- Ministers thrash out Africa free-trade deal details
Ministers from across Africa are thrashing the finer details of a continent-wide free-trade area that will be launched this weekend in the Niger capital Niamey. With 52 of Africa’s 55 countries having signed on and Nigeria saying it will do so in Niamey, only Eritrea and Benin remain outside the African Continental Free Trade Area (AfCTA).
However, agreement on institutional structures, the secretariat’s location, tariff withdrawal timelines and crucial regulations such as rules of origin are yet to be reached.
When operational, the bloc will create a free market of 1.2 billion people and integrate an economy of $2 trillion, encouraging trade and investments.
The agreement targets to raise intra-Africa trade from 16 per cent to 52 per cent by 2022 through removal of tariffs on continental exports that are typically six per cent higher than those on foreign ones.
- Sudan parties agree on power sharing
Sudan's ruling generals and protest leaders reached an agreement on the disputed issue of a new governing body Friday, in a breakthrough power sharing accord aimed at ending the country's months-long political crisis.
The landmark agreement came after two days of talks following the collapse of the previous round of negotiations in May over who should lead the new ruling body - a civilian or soldier.
"The two sides agreed on establishing a sovereign council with a rotating military and civilian (presidency) for a period of three years or little more," African Union mediator Mohamed El Hacen Lebatt told reporters.
- Somalia cuts off diplomatic links with Guinea
Somalia has severed friendly relations with Guinea after the west African country accorded head of state status to the leader of the breakaway Somaliland Republic Muse Bihi Abdi who is on a visit.
Mogadishu accused Guinea of violating sovereignty and unity of Somalia in the announcement made by foreign minister Ahmed Isse Awad following a cabinet meeting on Thursday.
The action comes barely a week after Somalia protested over Kenya’s, with whom it has a maritime dispute set for hearing in September, reference to Somaliland as a republic.
- South Africa's Malema to appeal apartheid law ruling
South Africa’s firebrand politician Julius Malema has said he will contest the dismissal of his case to have an apartheid-era anti-riot law declared unconstitutional.

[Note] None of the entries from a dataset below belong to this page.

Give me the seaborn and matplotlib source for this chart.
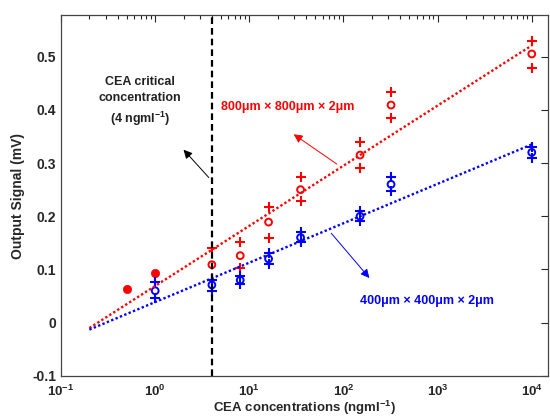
import numpy as np
import pandas as pd
import matplotlib
matplotlib.use("Agg")
import matplotlib.pyplot as plt
import seaborn as sns

# readings taken from the chart (CEA concentration in ng/ml, output in mV)
red_conc = [4, 8, 16, 35, 150, 320, 10000]
red_mean = [0.109, 0.126, 0.189, 0.250, 0.315, 0.409, 0.505]
red_hi = [0.140, 0.151, 0.218, 0.274, 0.340, 0.434, 0.530]
red_lo = [0.080, 0.102, 0.160, 0.229, 0.290, 0.385, 0.479]

red_low_conc = [0.5, 1]
red_low_val = [0.063, 0.093]

blue_conc = [1, 4, 8, 16, 35, 150, 320, 10000]
blue_mean = [0.060, 0.071, 0.080, 0.120, 0.160, 0.200, 0.260, 0.320]
blue_hi = [0.076, 0.080, 0.087, 0.131, 0.170, 0.210, 0.273, 0.331]
blue_lo = [0.046, 0.060, 0.073, 0.110, 0.151, 0.191, 0.247, 0.310]

fit_conc = [0.2, 10000]
red_fit = [-0.010, 0.521]
blue_fit = [-0.013, 0.335]

critical_conc = 4

sns.set_style("white")
plt.rcParams["font.family"] = ["Liberation Sans", "DejaVu Sans"]
plt.rcParams["mathtext.fontset"] = "custom"
plt.rcParams["mathtext.rm"] = "Liberation Sans:bold"
plt.rcParams["mathtext.bf"] = "Liberation Sans:bold"
plt.rcParams["mathtext.it"] = "Liberation Sans:bold"

red = "#ff0000"
blue = "#0000ff"

fig = plt.figure(figsize=(5.5, 4.2), dpi=100)
ax = fig.add_axes([0.111, 0.105, 0.886, 0.859])

# fit lines
sns.lineplot(x=fit_conc, y=red_fit, ax=ax, color=red, linestyle=(0, (1, 1)), linewidth=1.7)
sns.lineplot(x=fit_conc, y=blue_fit, ax=ax, color=blue, linestyle=(0, (1, 1)), linewidth=1.7)

# critical concentration marker
ax.axvline(critical_conc, color="black", linewidth=1.6, linestyle=(0, (3, 1.8)))

# red points
sns.scatterplot(x=red_conc, y=red_lo, ax=ax, marker="+", color=red, s=45, linewidth=1.5)
sns.scatterplot(x=red_conc, y=red_hi, ax=ax, marker="+", color=red, s=45, linewidth=1.5)
sns.scatterplot(x=red_conc, y=red_mean, ax=ax, marker="o", s=24,
                facecolor="none", edgecolor=red, linewidth=1.4)
sns.scatterplot(x=red_low_conc, y=red_low_val, ax=ax, marker="o", s=36,
                color=red, edgecolor=red)

# blue points
sns.scatterplot(x=blue_conc, y=blue_hi, ax=ax, marker="+", color=blue, s=45, linewidth=1.5)
sns.scatterplot(x=blue_conc, y=blue_lo, ax=ax, marker="+", color=blue, s=45, linewidth=1.5)
sns.scatterplot(x=blue_conc, y=blue_mean, ax=ax, marker="o", s=24,
                facecolor="none", edgecolor=blue, linewidth=1.4)

ax.set_xscale("log")
ax.set_xlim(0.1, 15000)
ax.set_ylim(-0.1, 0.578)
ax.set_yticks([-0.1, 0, 0.1, 0.2, 0.3, 0.4, 0.5])
ax.set_yticklabels(["-0.1", "0", "0.1", "0.2", "0.3", "0.4", "0.5"])

ax.tick_params(which="both", direction="in", top=True, right=True, labelsize=10)
ax.tick_params(which="major", length=5, width=0.8)
ax.tick_params(which="minor", length=3, width=0.8)
ax.tick_params(axis="x", which="both", pad=5.5, labelsize=9.5)
for lab in ax.get_yticklabels() + ax.get_xticklabels():
    lab.set_fontweight("bold")
for sp in ax.spines.values():
    sp.set_linewidth(0.9)
    sp.set_color("#444444")

ax.set_xlabel("CEA concentrations (ngml$^{-1}$)", fontsize=9.5, fontweight="bold", labelpad=0)
ax.set_ylabel("Output Signal (mV)", fontsize=10, fontweight="bold", labelpad=5)

# annotations
ax.text(0.69, 0.415, "CEA critical\nconcentration\n(4 ngml$^{-1}$)", ha="center", va="center",
        fontsize=9, fontweight="bold", color="#222222", linespacing=1.45)
ax.annotate("", xy=(1.91, 0.329), xytext=(3.88, 0.269),
            arrowprops=dict(arrowstyle="-|>", color="black", lw=0.7, mutation_scale=13))

ax.text(25.4, 0.406, "800\u03bcm \u00d7 800\u03bcm \u00d7 2\u03bcm", ha="center", va="center",
        fontsize=9, fontweight="bold", color=red)
ax.annotate("", xy=(28, 0.357), xytext=(90, 0.295),
            arrowprops=dict(arrowstyle="-|>", color=red, lw=0.7, mutation_scale=13))

ax.text(773, 0.041, "400\u03bcm \u00d7 400\u03bcm \u00d7 2\u03bcm", ha="center", va="center",
        fontsize=9, fontweight="bold", color=blue)
ax.annotate("", xy=(197, 0.08), xytext=(71, 0.172),
            arrowprops=dict(arrowstyle="-|>", color=blue, lw=0.7, mutation_scale=13))

fig.savefig("out.png", dpi=100)
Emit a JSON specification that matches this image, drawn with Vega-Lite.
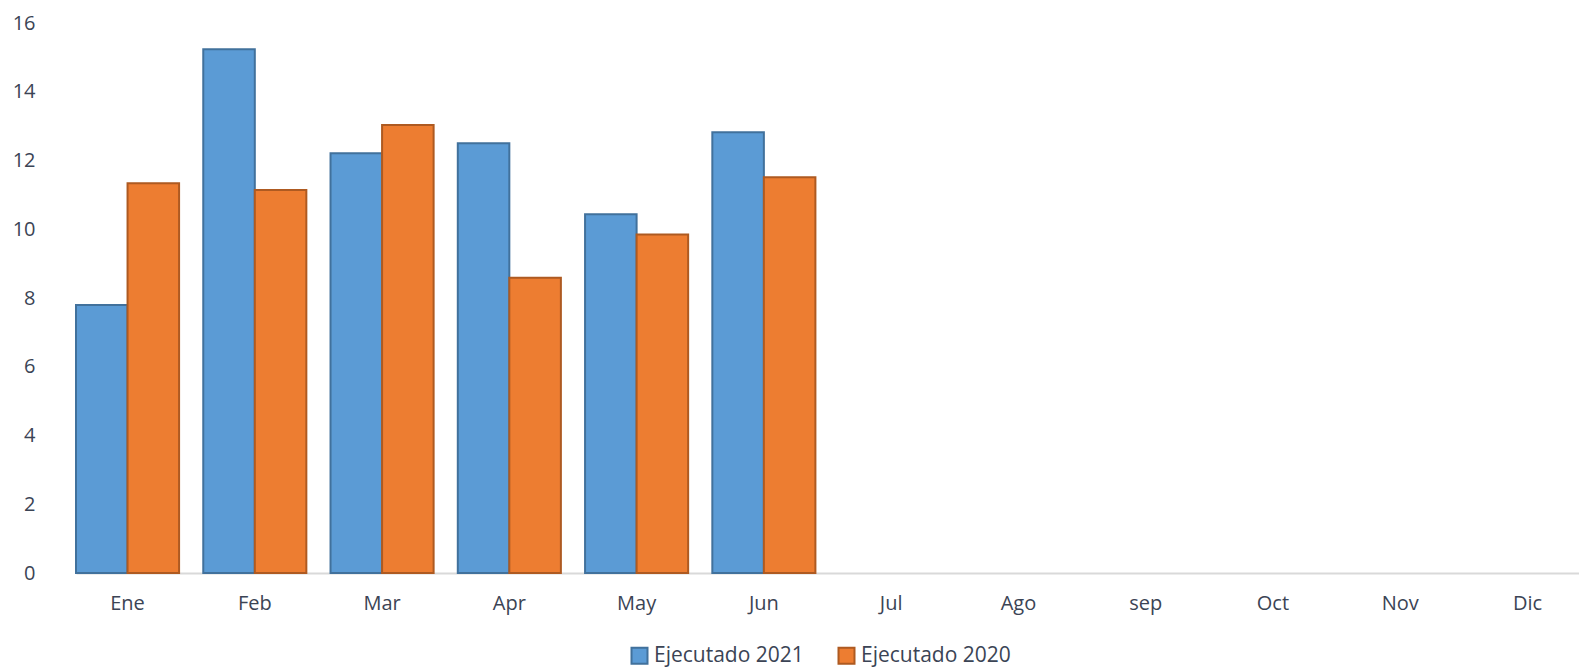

The High Court on Thursday dismissed the case in which the Economic Freedom Party’s leader seeks to have 1956 Riotous Assemblies Act which governs public gatherings and incitement outlawed.
Malema, who has been charged two times under the law, said he would now take his battle to the constitutional court because “it does not have a place in a democratic South Africa.”
- Illegal DR Congo miners demand artisanal rights
Hundreds of illegal miners forced out of a copper mine operated by Kamoto Copper Company (KCC), a subsidiary of Swiss company Glencore, in Kolwezi wanted President Felix Tshisekedi to assign them rights to mine cobalt and copper on an artisanal basis.
Human rights organisations backing the artisanal miners want them allocated excavation sites to prevent them breaking the law and losing their lives digging in abandoned, privately owned mines.
Last month, the Congolese army ousted about 10,000 illegal miners from a site owned by Tenke Fungurume Mining of China in southeast DR Congo and more than 40 miners died when an off-limit mine collapsed.
- Cameroon regulator fines telcos $6 million for breaches
The Telecommunications Regulatory Board has fined three companies – Orange Cameroun, MTN Cameroon and Viettel Cameroun a combined FCFA 3. 5 billion ($6.02 million) for failing to comply with a law on identifying subscribers.
Under the law meant to deter crime perpetrated through mobile phones, service providers are required to register all subscribers before they issue them with new lines. Orange was fined $2.6 million, MTN and Viettel $1.7 million each.
- DR Congo banks raise dirty money alert
DR Congo lenders have agreed to raise their anti-money laundering game in the wake of US and European sanctions on Congolese officials over obstructing free and fair elections last year and violation of human rights.
The Congolese Association of Banks said it had urged its members to rigorously monitor the accounts of politically-exposed people".
Among those under sanctions is Israeli mining magnate Dan Gertler, a close ally of ex-president Joseph Kabila, through whom the US Treasury department says DR Congo lost more than $1.36 billion in state revenues from under priced mining assets sold to his offshore companies between 2010 and 2012.
- Kenya in dress rehearsal for World Rally Championship entry
More than competitors from seven countries, and a group of observers from three World Rally Championships (WRC) works teams are in Nairobi for a three-day test race whose success will lead to Kenya hosting a WRC event from next year.
It would be the first ranked rally in Africa since 2002 when the then Safari Rally was dropped by the International AutoMobile Federation (FIA) which regulates the sport over safety and organisation challenges.
Kenya has spent $2 million to host the 881 kilometre test rally which starts in Nairobi on Friday. It will run on closed roads and private farms and earn drivers points for the African Rally Championship.